Toronto After Dark Film Festival: Trash Fire Review

(By: Sherry Li)

Before the movie even started, director Richard Bates Jr. apologized on screen to the audience about the ending of Trash Fire, adding that he wished he was there in person to try and make the audience happy again.

This hinted that Trash Fire would be a treat and it certainly was incredibly fun to watch. Bates Jr. manages to ground the movie around a tumultuous and dissatisfied couple and then gradually unveils a well-crafted horror full of tension, comedy, and captivating characters.

The movie follows Owen and his girlfriend Isabella, played by Adrien Grenier and Angela Trimbar, who are in an unhappy, long-term relationship. The movie quickly sets the tone of their relationship through our first interaction with them – Isabelle walking out on their third-year anniversary dinner after Owen behaves inappropriately the entire time.
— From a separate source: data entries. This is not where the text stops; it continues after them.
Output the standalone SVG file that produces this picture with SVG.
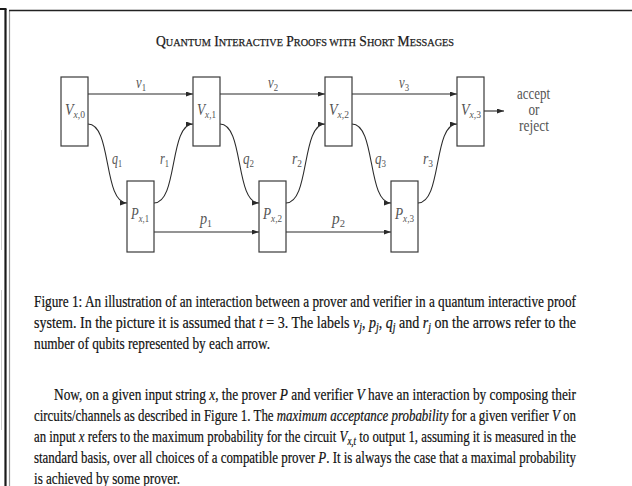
<svg xmlns="http://www.w3.org/2000/svg" width="632" height="486" viewBox="0 0 632 486">
<style>
.box{fill:#fff;stroke:#3a3a3a;stroke-width:1.2}
.wire{fill:none;stroke:#2a2a2a;stroke-width:1.1}
.lbl{font-family:"Liberation Serif","Times New Roman",serif;font-size:16px;fill:#555;font-style:italic}
.up{font-style:normal}
.sub{font-size:11px}
.plain{font-family:"Liberation Serif","Times New Roman",serif;font-size:16.5px;fill:#555}
.title{font-family:"Liberation Serif","Times New Roman",serif;font-size:15px;fill:#1a1a1a;stroke:#1a1a1a;stroke-width:0.25}
.sc{font-size:11.3px}
.body{font-family:"Liberation Serif","Times New Roman",serif;font-size:16.5px;fill:#111;stroke:#111;stroke-width:0.2}
.it{font-style:italic}
.bsub{font-size:11.5px;font-style:italic}
</style>
<defs>
<marker id="ah" markerUnits="userSpaceOnUse" markerWidth="7" markerHeight="5" refX="7" refY="2.5" orient="auto">
<path d="M0,0 L7,2.5 L0,5 z" fill="#2a2a2a"/>
</marker>
</defs>
<rect width="632" height="486" fill="#fff"/>
<g id="page-frame">
<line x1="5.5" y1="9" x2="5.5" y2="486" stroke="#1a1a1a" stroke-width="2.2"/>
<line x1="0" y1="9" x2="6.5" y2="9" stroke="#1a1a1a" stroke-width="2"/>
<line x1="9.5" y1="10.5" x2="9.5" y2="486" stroke="#999" stroke-width="1.2"/>
<line x1="9" y1="10.5" x2="632" y2="10.5" stroke="#222" stroke-width="1.6"/>
<line x1="1.5" y1="130" x2="1.5" y2="250" stroke="#ccc" stroke-width="1"/>
<line x1="1.5" y1="290" x2="1.5" y2="430" stroke="#ccc" stroke-width="1"/>
</g>
<text class="title" x="156" y="46" textLength="298" lengthAdjust="spacingAndGlyphs">Q<tspan class="sc">UANTUM</tspan> I<tspan class="sc">NTERACTIVE</tspan> P<tspan class="sc">ROOFS WITH</tspan> S<tspan class="sc">HORT</tspan> M<tspan class="sc">ESSAGES</tspan></text>
<g id="connectors">
<path class="wire" marker-end="url(#ah)" d="M88,94 H193"/>
<path class="wire" marker-end="url(#ah)" d="M220,94 H325"/>
<path class="wire" marker-end="url(#ah)" d="M352,94 H457"/>
<path class="wire" marker-end="url(#ah)" d="M88,124 C112,124 103,203 127,203"/>
<path class="wire" marker-end="url(#ah)" d="M154,203 C178,203 169,124 193,124"/>
<path class="wire" marker-end="url(#ah)" d="M220,124 C244,124 235,203 259,203"/>
<path class="wire" marker-end="url(#ah)" d="M286,203 C310,203 301,124 325,124"/>
<path class="wire" marker-end="url(#ah)" d="M352,124 C376,124 367,203 391,203"/>
<path class="wire" marker-end="url(#ah)" d="M418,203 C442,203 433,124 457,124"/>
<path class="wire" marker-end="url(#ah)" d="M154,232 H259"/>
<path class="wire" marker-end="url(#ah)" d="M286,232 H391"/>
<path class="wire" marker-end="url(#ah)" d="M484,111 H504"/>
<text class="lbl" x="136" y="88" textLength="10" lengthAdjust="spacingAndGlyphs">v<tspan class="sub up" dy="3">1</tspan></text>
<text class="lbl" x="268" y="88" textLength="10" lengthAdjust="spacingAndGlyphs">v<tspan class="sub up" dy="3">2</tspan></text>
<text class="lbl" x="399" y="88" textLength="10" lengthAdjust="spacingAndGlyphs">v<tspan class="sub up" dy="3">3</tspan></text>
<text class="lbl" x="112" y="164" textLength="10" lengthAdjust="spacingAndGlyphs">q<tspan class="sub up" dy="3">1</tspan></text>
<text class="lbl" x="160" y="164" textLength="9" lengthAdjust="spacingAndGlyphs">r<tspan class="sub up" dy="3">1</tspan></text>
<text class="lbl" x="243" y="164" textLength="11" lengthAdjust="spacingAndGlyphs">q<tspan class="sub up" dy="3">2</tspan></text>
<text class="lbl" x="292" y="164" textLength="10" lengthAdjust="spacingAndGlyphs">r<tspan class="sub up" dy="3">2</tspan></text>
<text class="lbl" x="375" y="164" textLength="11" lengthAdjust="spacingAndGlyphs">q<tspan class="sub up" dy="3">3</tspan></text>
<text class="lbl" x="423" y="164" textLength="10" lengthAdjust="spacingAndGlyphs">r<tspan class="sub up" dy="3">3</tspan></text>
<text class="lbl" x="200" y="224" textLength="12" lengthAdjust="spacingAndGlyphs">p<tspan class="sub up" dy="3">1</tspan></text>
<text class="lbl" x="332" y="224" textLength="13" lengthAdjust="spacingAndGlyphs">p<tspan class="sub up" dy="3">2</tspan></text>
</g>
<g id="Vx0"><rect class="box" x="61" y="77" width="27" height="69"/><text class="lbl" x="65" y="115" textLength="20" lengthAdjust="spacingAndGlyphs">V<tspan class="sub" dy="3">x</tspan><tspan class="sub up">,0</tspan></text></g>
<g id="Vx1"><rect class="box" x="193" y="77" width="27" height="69"/><text class="lbl" x="197" y="115" textLength="19" lengthAdjust="spacingAndGlyphs">V<tspan class="sub" dy="3">x</tspan><tspan class="sub up">,1</tspan></text></g>
<g id="Vx2"><rect class="box" x="325" y="77" width="27" height="69"/><text class="lbl" x="329" y="115" textLength="20" lengthAdjust="spacingAndGlyphs">V<tspan class="sub" dy="3">x</tspan><tspan class="sub up">,2</tspan></text></g>
<g id="Vx3"><rect class="box" x="457" y="77" width="27" height="69"/><text class="lbl" x="461" y="115" textLength="20" lengthAdjust="spacingAndGlyphs">V<tspan class="sub" dy="3">x</tspan><tspan class="sub up">,3</tspan></text></g>
<g id="Px1"><rect class="box" x="127" y="181" width="27" height="71"/><text class="lbl" x="131" y="219" textLength="18" lengthAdjust="spacingAndGlyphs">P<tspan class="sub" dy="3">x</tspan><tspan class="sub up">,1</tspan></text></g>
<g id="Px2"><rect class="box" x="259" y="181" width="27" height="71"/><text class="lbl" x="263" y="219" textLength="19" lengthAdjust="spacingAndGlyphs">P<tspan class="sub" dy="3">x</tspan><tspan class="sub up">,2</tspan></text></g>
<g id="Px3"><rect class="box" x="391" y="181" width="27" height="71"/><text class="lbl" x="395" y="219" textLength="19" lengthAdjust="spacingAndGlyphs">P<tspan class="sub" dy="3">x</tspan><tspan class="sub up">,3</tspan></text></g>
<g id="outcome">
<text class="plain" x="517" y="99" textLength="33" lengthAdjust="spacingAndGlyphs">accept</text>
<text class="plain" x="528.5" y="115" textLength="11" lengthAdjust="spacingAndGlyphs">or</text>
<text class="plain" x="519" y="131" textLength="30" lengthAdjust="spacingAndGlyphs">reject</text>
</g>
<g id="caption">
<text class="body" x="34" y="307" textLength="542" lengthAdjust="spacingAndGlyphs">Figure 1: An illustration of an interaction between a prover and verifier in a quantum interactive proof</text>
<text class="body" x="34" y="328" textLength="542" lengthAdjust="spacingAndGlyphs">system. In the picture it is assumed that <tspan class="it">t</tspan> = 3. The labels <tspan class="it">v</tspan><tspan class="bsub" dy="3">j</tspan><tspan dy="-3">, </tspan><tspan class="it">p</tspan><tspan class="bsub" dy="3">j</tspan><tspan dy="-3">, </tspan><tspan class="it">q</tspan><tspan class="bsub" dy="3">j</tspan><tspan dy="-3"> and </tspan><tspan class="it">r</tspan><tspan class="bsub" dy="3">j</tspan><tspan dy="-3"> on the arrows refer to the</tspan></text>
<text class="body" x="34" y="349" textLength="236" lengthAdjust="spacingAndGlyphs">number of qubits represented by each arrow.</text>
</g>
<g id="paragraph">
<text class="body" x="54" y="400" textLength="522" lengthAdjust="spacingAndGlyphs">Now, on a given input string <tspan class="it">x</tspan>, the prover <tspan class="it">P</tspan> and verifier <tspan class="it">V</tspan> have an interaction by composing their</text>
<text class="body" x="34" y="421" textLength="542" lengthAdjust="spacingAndGlyphs">circuits/channels as described in Figure 1. The <tspan class="it">maximum acceptance probability</tspan> for a given verifier <tspan class="it">V</tspan> on</text>
<text class="body" x="34" y="442" textLength="542" lengthAdjust="spacingAndGlyphs">an input <tspan class="it">x</tspan> refers to the maximum probability for the circuit <tspan class="it">V</tspan><tspan class="bsub" dy="3">x,t</tspan><tspan dy="-3"> to output 1, assuming it is measured in the</tspan></text>
<text class="body" x="34" y="463" textLength="542" lengthAdjust="spacingAndGlyphs">standard basis, over all choices of a compatible prover <tspan class="it">P</tspan>. It is always the case that a maximal probability</text>
<text class="body" x="34" y="484" textLength="146" lengthAdjust="spacingAndGlyphs">is achieved by some prover.</text>
</g>
</svg>
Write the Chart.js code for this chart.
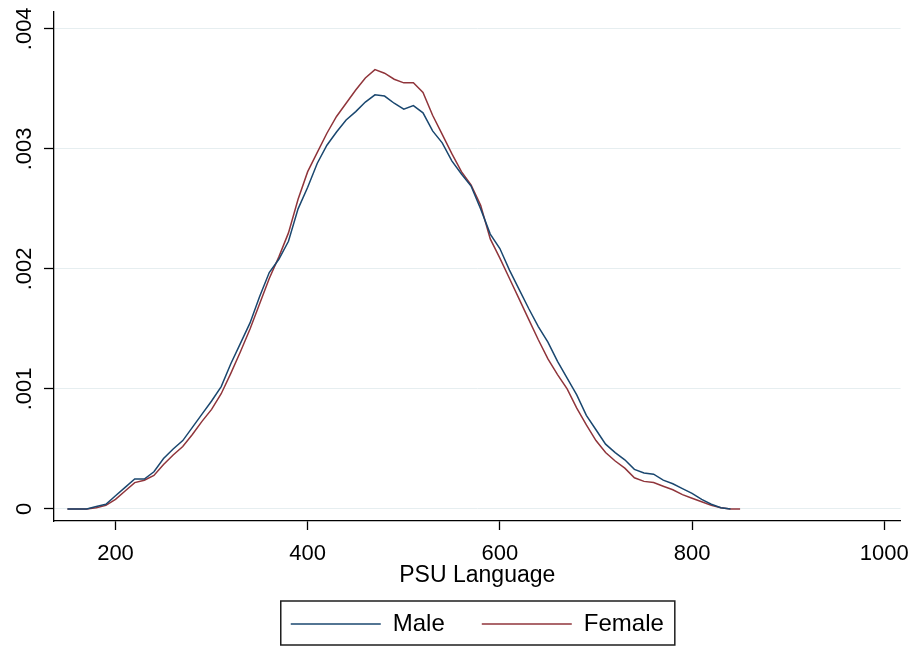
<!DOCTYPE html>
<html>
<head>
<meta charset="utf-8">
<title>PSU Language density by sex</title>
<script src="https://cdn.jsdelivr.net/npm/chart.js@4.4.1/dist/chart.umd.min.js"></script>
<style>
  html, body { margin: 0; padding: 0; background: #fff; }
  #wrap { width: 920px; height: 647px; position: relative; }
</style>
</head>
<body>
<div id="wrap"><canvas id="densityChart"></canvas></div>
<script>
// PSU Language score grid and kernel density estimates
const psuScores = [150, 160, 170, 180, 190, 200, 210, 220, 230, 240,
                   250, 260, 270, 280, 290, 300, 310, 320, 330, 340,
                   350, 360, 370, 380, 390, 400, 410, 420, 430, 440,
                   450, 460, 470, 480, 490, 500, 510, 520, 530, 540,
                   550, 560, 570, 580, 590, 600, 610, 620, 630, 640,
                   650, 660, 670, 680, 690, 700, 710, 720, 730, 740,
                   750, 760, 770, 780, 790, 800, 810, 820, 830, 840, 850];

const maleDensity = [0, 0, 0, 0.00002, 0.00004, 0.00011, 0.00018, 0.00025, 0.00025, 0.00031,
                     0.00042, 0.00050, 0.00057, 0.00068, 0.00079, 0.00090, 0.00102, 0.00121, 0.00138, 0.00155,
                     0.00177, 0.00197, 0.00208, 0.00223, 0.00250, 0.00268, 0.00288, 0.00303, 0.00314, 0.00324,
                     0.00331, 0.00339, 0.00345, 0.00344, 0.00338, 0.00333, 0.00336, 0.00330, 0.00315, 0.00305,
                     0.00290, 0.00279, 0.00269, 0.00250, 0.00229, 0.00217, 0.00199, 0.00183, 0.00167, 0.00152,
                     0.00139, 0.00123, 0.00109, 0.00095, 0.00078, 0.00066, 0.00054, 0.00047, 0.00041, 0.00033,
                     0.00030, 0.00029, 0.00024, 0.00021, 0.00017, 0.00013, 0.00008, 0.00004, 0.00001, 0, null];

const femaleDensity = [0, 0, 0, 0.00001, 0.00003, 0.00008, 0.00015, 0.00022, 0.00024, 0.00028,
                       0.00037, 0.00045, 0.00052, 0.00062, 0.00073, 0.00083, 0.00096, 0.00113, 0.00131, 0.00150,
                       0.00171, 0.00192, 0.00210, 0.00230, 0.00258, 0.00281, 0.00297, 0.00313, 0.00327, 0.00338,
                       0.00349, 0.00359, 0.00366, 0.00363, 0.00358, 0.00355, 0.00355, 0.00347, 0.00328, 0.00312,
                       0.00296, 0.00281, 0.00270, 0.00253, 0.00225, 0.00209, 0.00192, 0.00175, 0.00158, 0.00141,
                       0.00125, 0.00112, 0.00100, 0.00084, 0.00070, 0.00057, 0.00047, 0.00040, 0.00034, 0.00026,
                       0.00023, 0.00022, 0.00019, 0.00016, 0.00012, 0.00009, 0.00006, 0.00003, 0.00001, 0, 0];

const xTicks = [200, 400, 600, 800, 1000];
const yTicks = [0, 0.001, 0.002, 0.003, 0.004];
const yTickLabels = ['0', '.001', '.002', '.003', '.004'];

const FONT = "'Liberation Sans', Arial, sans-serif";

// Stata draws a frame around the legend keys
const legendFrame = {
    id: 'legendFrame',
    afterDraw(chart) {
        const boxes = chart.legend && chart.legend.legendHitBoxes;
        if (!boxes || !boxes.length) return;
        const left = Math.min(...boxes.map(b => b.left));
        const right = Math.max(...boxes.map(b => b.left + b.width));
        const top = boxes[0].top;
        const h = boxes[0].height;
        const ctx = chart.ctx;
        ctx.save();
        ctx.strokeStyle = '#1e1e1e';
        ctx.lineWidth = 1.5;
        ctx.strokeRect(left - 10, top - 11, right - left + 21, h + 20);
        ctx.restore();
    }
};

document.addEventListener('DOMContentLoaded', () => {
    const ctx = document.getElementById('densityChart').getContext('2d');

    new Chart(ctx, {
        type: 'line',
        data: {
            datasets: [{
                label: 'Male',
                data: psuScores.map((x, i) => ({ x: x, y: maleDensity[i] })),
                borderColor: '#1a476f',
                backgroundColor: '#1a476f',
                borderWidth: 1.5,
                pointRadius: 0,
                tension: 0,
                fill: false
            }, {
                label: 'Female',
                data: psuScores.map((x, i) => ({ x: x, y: femaleDensity[i] })),
                borderColor: '#90353b',
                backgroundColor: '#90353b',
                borderWidth: 1.5,
                pointRadius: 0,
                tension: 0,
                fill: false
            }]
        },
        options: {
            responsive: true,
            maintainAspectRatio: false,
            animation: false,
            layout: { padding: { top: 12, right: 15, bottom: 1, left: 0 } },
            scales: {
                x: {
                    type: 'linear',
                    min: 136,
                    max: 1017,
                    afterBuildTicks: s => { s.ticks = xTicks.map(v => ({ value: v })); },
                    afterFit: s => { s.height = 54; },
                    grid: { drawOnChartArea: false, tickLength: 9, tickColor: '#000', tickWidth: 1.3 },
                    border: { color: '#000', width: 1.3 },
                    ticks: {
                        color: '#000',
                        font: { family: FONT, size: 22 },
                        padding: 11,
                        maxRotation: 0,
                        callback: v => String(v)
                    },
                    title: {
                        display: true,
                        text: 'PSU Language',
                        color: '#000',
                        font: { family: FONT, size: 23 },
                        padding: { top: 0, bottom: -14 }
                    }
                },
                y: {
                    min: -0.0001,
                    max: 0.00414,
                    afterBuildTicks: s => { s.ticks = yTicks.map(v => ({ value: v })); },
                    afterFit: s => { s.width = 54; },
                    grid: { color: '#e6eef0', lineWidth: 1, tickLength: 10, tickColor: '#000', tickWidth: 1.3 },
                    border: { color: '#000', width: 1.3 },
                    ticks: {
                        color: '#000',
                        font: { family: FONT, size: 22 },
                        minRotation: 90,
                        maxRotation: 90,
                        crossAlign: 'center',
                        padding: -2,
                        callback: v => yTickLabels[yTicks.indexOf(v)]
                    }
                }
            },
            plugins: {
                legend: {
                    position: 'bottom',
                    fullSize: false,
                    labels: {
                        usePointStyle: true,
                        pointStyle: 'line',
                        pointStyleWidth: 90,
                        padding: 37,
                        color: '#000',
                        font: { family: FONT, size: 24 }
                    }
                },
                tooltip: { enabled: false }
            }
        },
        plugins: [legendFrame]
    });
});
</script>
</body>
</html>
Despite the fact that Owen is an incredibly erroneous character, often unapologetically blunt and scorns everyone he talks to, he is likeable enough to win the audience over fairly quickly.

Owen decides to prove to Isabelle that he can change to save their relationship, and agrees to meet Isabella’s condition to prove it. This propelled the plot in motion, which led to both of them visiting and trying to reconcile with Owen’s estranged family – his grandmother Violet, Fionnula Flanagan, and his sister Pearl, AnnaLynne McCord, who survived the fire that killed their parents with burns on over 80 per cent of her body. This visit quickly turns sour and heads into a much darker direction.

Isabelle and Owen have a great rapport, throwing insults at each other constantly and seem to barely scrape by as a couple. However their relationship continues to develop as the movie goes on and despite the fact that they show a great deal of disdain towards each other, there were also glimpses of a once happy couple.

These glimpses of the potential they have together explain somewhat why Isabelle stays with Owen despite him being intolerable to be around most of the time. At the center of their relationship is a couple who actually does love each other a lot, even if they are terrible at showing it.

The movie is filled with many twists, some are predictable, some are not. It occasionally takes the easy way out, using religion as a villainous crutch. It was not a very traditional horror, as the stakes didn’t feel very high, causing the film to lose the tension it built throughout, especially since it was riddled with humour.

However, the characterization in this film is fantastic – Owen’s grandmother and Pearl feel fleshed out and believable, but maintain enough mystery to leave the audience uncomfortable and frankly, a little scared.

The characterization of Pearl was incredible, McCord does an incredible job conveying Pearl’s sheltered and childlike demeanor – her despair and loneliness evident.

The weakest character was Isabelle and even then she is not completely flat, as her motivations are clear though disagreeable. There was a lot of time spent developing the characters, but having such a character driven movie worked well when they were as interesting as they were in Trash Fire.

Overall, Trash Fire was a fun flick with a fantastic cast and great direction. Despite the genre of the movie, its characters felt genuine dealing with issues that are authentic and relatable to many of us. It didn’t feel like a traditional horror, but that wasn’t a bad thing. It was riddled with dark, sometimes crude, sexual humour, and ended up bringing to the table exactly what it promised without disappointment.